Joined: Dec 12, 2003
Posts: 8
Our application consists of a few hundred jsp files and not many in
them have any code logic in it.
To make the first request faster I was of the opinion to ship
pre-compiled jsps. But I have a Question.
Which is to be followed / best option?
- precompile the jsps and dump it in the work directory ?
- go as per tomcat docs (make entries in the web.xml for each of
the jsp file in your webapp)
- do not ship pre-compiled jsps and compile it as part of tomcat startup
Pramod Tiwari

Joined: Dec 13, 2011
Posts: 6

same problem i am also facing.

I created war file and upload to tomcat/webapps folder but when open any page at that time jsp file will compile (created *.java and *.class file).
But i want to do When War file Compile at tomcat startup at that time want to compile all jsp files.

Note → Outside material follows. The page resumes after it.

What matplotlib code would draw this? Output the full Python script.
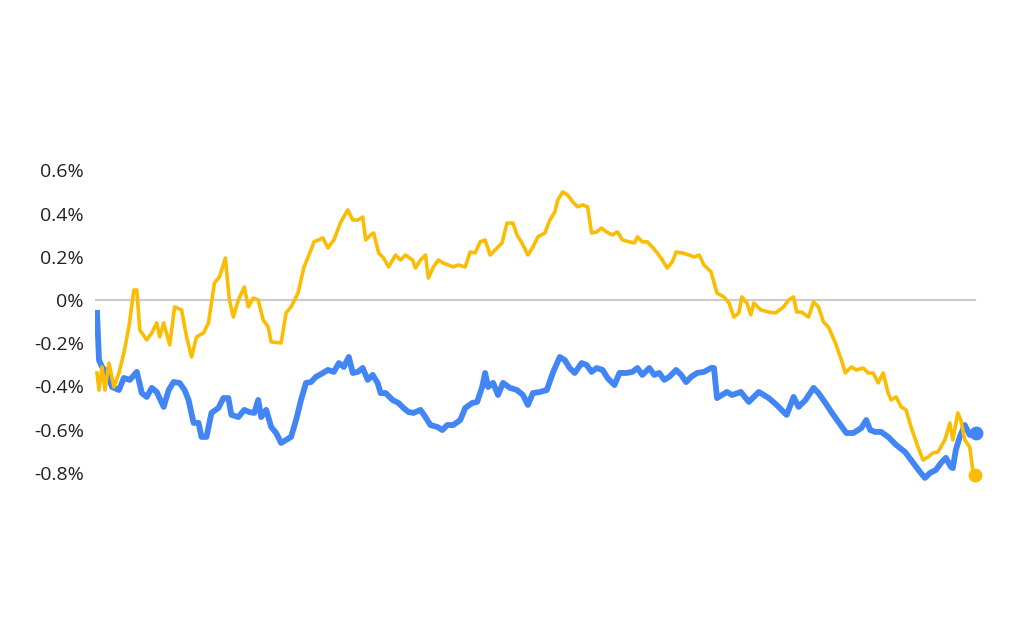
import numpy as np
import matplotlib
matplotlib.use("Agg")
import matplotlib.pyplot as plt
from matplotlib import font_manager

available = {f.name for f in font_manager.fontManager.ttflist}
family = [f for f in ['Open Sans', 'Noto Sans', 'Lato'] if f in available][:1] + ['DejaVu Sans']
plt.rcParams['font.family'] = family

# time steps (no x labels on the chart) and values in percent
yellow_t = [0, 2, 5, 8, 12, 17, 22, 27, 32, 37, 40, 43, 50, 55, 60, 63, 67, 73, 78, 85,
            90, 95, 100, 107, 112, 118, 123, 129, 133, 137, 142, 148, 152, 157, 162, 167, 172, 175, 185, 190,
            195, 202, 208, 215, 218, 227, 232, 238, 245, 252, 257, 262, 267, 270, 275, 278, 283, 288, 293, 300,
            305, 310, 317, 320, 325, 330, 333, 338, 343, 348, 353, 358, 363, 370, 375, 380, 385, 390, 395, 402,
            407, 412, 418, 422, 427, 433, 438, 443, 450, 455, 460, 463, 468, 473, 478, 483, 488, 493, 497, 502,
            507, 512, 518, 523, 528, 535, 540, 543, 548, 553, 558, 563, 568, 573, 578, 582, 588, 595, 600, 605,
            610, 617, 623, 630, 635, 640, 645, 648, 653, 657, 660, 667, 675, 682, 690, 695, 700, 703, 708, 715,
            720, 725, 730, 735, 742, 747, 752, 758, 763, 770, 775, 780, 785, 790, 795, 798, 803, 808, 813, 818,
            825, 830, 835, 840, 845, 852, 857, 860, 865, 868, 872, 877, 880, 882]
yellow = [-0.338, -0.417, -0.310, -0.417, -0.292, -0.403, -0.338, -0.245, -0.125, 0.046, 0.046, -0.139, -0.185, -0.153, -0.106, -0.171, -0.106, -0.208, -0.032, -0.046,
          -0.171, -0.264, -0.171, -0.153, -0.106, 0.079, 0.106, 0.194, 0.000, -0.079, 0.000, 0.060, -0.032, 0.009, 0.000, -0.093, -0.125, -0.194, -0.199, -0.060,
          -0.032, 0.032, 0.153, 0.231, 0.269, 0.287, 0.241, 0.278, 0.361, 0.417, 0.370, 0.370, 0.384, 0.278, 0.301, 0.310, 0.218, 0.194, 0.153, 0.208,
          0.185, 0.208, 0.185, 0.148, 0.185, 0.208, 0.102, 0.153, 0.185, 0.171, 0.162, 0.153, 0.162, 0.153, 0.222, 0.218, 0.269, 0.278, 0.208, 0.241,
          0.264, 0.356, 0.356, 0.301, 0.264, 0.208, 0.245, 0.292, 0.310, 0.370, 0.407, 0.463, 0.500, 0.486, 0.454, 0.431, 0.440, 0.431, 0.310, 0.315,
          0.333, 0.315, 0.301, 0.315, 0.278, 0.269, 0.264, 0.292, 0.269, 0.269, 0.245, 0.218, 0.185, 0.148, 0.176, 0.222, 0.218, 0.208, 0.199, 0.208,
          0.162, 0.130, 0.032, 0.014, -0.014, -0.079, -0.060, 0.014, -0.014, -0.069, -0.014, -0.046, -0.056, -0.060, -0.032, 0.000, 0.014, -0.056, -0.056, -0.079,
          -0.009, -0.032, -0.102, -0.125, -0.199, -0.264, -0.338, -0.310, -0.324, -0.315, -0.338, -0.338, -0.384, -0.338, -0.431, -0.463, -0.449, -0.495, -0.509, -0.588,
          -0.681, -0.741, -0.727, -0.708, -0.704, -0.648, -0.569, -0.648, -0.523, -0.556, -0.648, -0.681, -0.787, -0.810]

blue_t = [0, 2, 5, 10, 15, 22, 27, 33, 40, 45, 50, 55, 60, 67, 72, 77, 83, 88, 92, 97,
          102, 105, 110, 115, 122, 127, 132, 135, 142, 148, 153, 158, 162, 165, 170, 175, 180, 185, 190, 195,
          200, 205, 210, 215, 220, 227, 232, 238, 243, 248, 253, 257, 262, 267, 272, 277, 282, 285, 290, 297,
          303, 308, 313, 318, 325, 330, 335, 342, 347, 352, 358, 365, 370, 377, 382, 387, 390, 393, 398, 403,
          408, 415, 422, 428, 433, 438, 445, 452, 458, 465, 470, 475, 480, 487, 492, 497, 502, 508, 513, 520,
          525, 532, 538, 543, 548, 555, 560, 565, 570, 575, 582, 587, 592, 597, 603, 610, 617, 620, 623, 628,
          633, 638, 647, 655, 665, 675, 683, 690, 693, 700, 705, 712, 720, 725, 732, 738, 745, 753, 760, 768,
          773, 777, 782, 788, 795, 803, 812, 818, 827, 832, 837, 843, 848, 853, 858, 860, 863, 867, 872, 877,
          883]
blue = [-0.060, -0.278, -0.310, -0.338, -0.403, -0.417, -0.361, -0.370, -0.333, -0.431, -0.449, -0.407, -0.426, -0.495, -0.417, -0.380, -0.384, -0.417, -0.463, -0.569,
        -0.569, -0.634, -0.634, -0.523, -0.500, -0.454, -0.454, -0.532, -0.542, -0.509, -0.519, -0.523, -0.463, -0.542, -0.509, -0.588, -0.616, -0.662, -0.648, -0.634,
        -0.556, -0.463, -0.384, -0.380, -0.356, -0.338, -0.324, -0.333, -0.292, -0.310, -0.264, -0.338, -0.333, -0.315, -0.370, -0.347, -0.384, -0.431, -0.431, -0.463,
        -0.477, -0.500, -0.519, -0.523, -0.509, -0.542, -0.579, -0.588, -0.602, -0.579, -0.579, -0.556, -0.500, -0.477, -0.472, -0.403, -0.338, -0.403, -0.384, -0.440,
        -0.384, -0.407, -0.417, -0.440, -0.486, -0.431, -0.426, -0.417, -0.338, -0.264, -0.278, -0.315, -0.338, -0.292, -0.301, -0.333, -0.315, -0.324, -0.361, -0.394,
        -0.338, -0.338, -0.333, -0.315, -0.347, -0.315, -0.347, -0.338, -0.370, -0.356, -0.324, -0.347, -0.380, -0.356, -0.338, -0.333, -0.315, -0.315, -0.454, -0.440,
        -0.426, -0.440, -0.426, -0.472, -0.426, -0.454, -0.486, -0.519, -0.532, -0.449, -0.495, -0.463, -0.407, -0.431, -0.477, -0.519, -0.565, -0.616, -0.616, -0.593,
        -0.556, -0.602, -0.611, -0.611, -0.634, -0.671, -0.704, -0.741, -0.796, -0.824, -0.801, -0.787, -0.755, -0.731, -0.773, -0.778, -0.694, -0.634, -0.579, -0.625,
        -0.616]

yticks = [0.6, 0.4, 0.2, 0, -0.2, -0.4, -0.6, -0.8]
ytick_labels = ['0.6%', '0.4%', '0.2%', '0%', '-0.2%', '-0.4%', '-0.6%', '-0.8%']

blue_color = '#4285F4'
yellow_color = '#FBBC04'

fig = plt.figure(figsize=(10.24, 6.4), dpi=100)
ax = fig.add_axes([0.0928, 0.2478, 0.862, 0.4995])

ax.axhline(0, color='#cccccc', linewidth=1.6, zorder=1, xmin=0, xmax=0.997)
ax.plot(yellow_t, yellow, color=yellow_color, linewidth=2.6, solid_joinstyle='round', zorder=3)
ax.plot(blue_t, blue, color=blue_color, linewidth=4.2, solid_joinstyle='round', zorder=2)
ax.plot(yellow_t[-1], yellow[-1], 'o', color=yellow_color, markersize=9, zorder=4, clip_on=False)
ax.plot(blue_t[-1], blue[-1], 'o', color=blue_color, markersize=9, zorder=4, clip_on=False)

ax.set_xlim(-2, 885)
ax.set_ylim(-0.84, 0.64)
ax.set_yticks(yticks)
ax.set_yticklabels(ytick_labels, fontsize=14, color='#222222')
ax.set_xticks([])
ax.tick_params(axis='y', length=0, pad=8)
for s in ax.spines.values():
    s.set_visible(False)

fig.savefig('out.png', dpi=100, facecolor='white')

If anybody have solution please tell me. i tried lots of method but still did not find any way.

Thanking you !!!
Tim Holloway
Saloon Keeper

Joined: Jun 25, 2001
Posts: 17410

That would be a violation of the J2EE spec. The actual code generated/compiled from JSPs is up to the server and there's no guarantee that a WAR containing pre-compiled JSPs for Tomcat would run under IBM WebSphere, for example. You may say "But I'm ONLY going to ever run it under Tomcat", but that's like saying I'm ONLY going to run it on Windows. Standards don't work that way. In fact, there's not even a guarantee that JSPs compiled for one version of Tomcat will work without recompiling if you switched to another version of Tomcat.

If you specified compile-on-startup and you had a WAR containing 1000 JSPs, of course, you'd probably see a massive internal denial of service which your CPUs all caught fire doing all that work in a short period of time. Then again, there's something wrong with a single webapp even needing 1000 different JSPs. If you have a a dozen or 2 JSPs, then pre-compiling at webapp deployment time is more reasonable. But it doesn't take that long to compile a JSP, so I normally let the default compile-on-demand mechanism handle it. Unless most of those JSPs are requested within milliseconds of startup, it spreads the work over time the same way distributed garbage collection does and the performance hit is transitory.

An IDE is no substitute for an Intelligent Developer.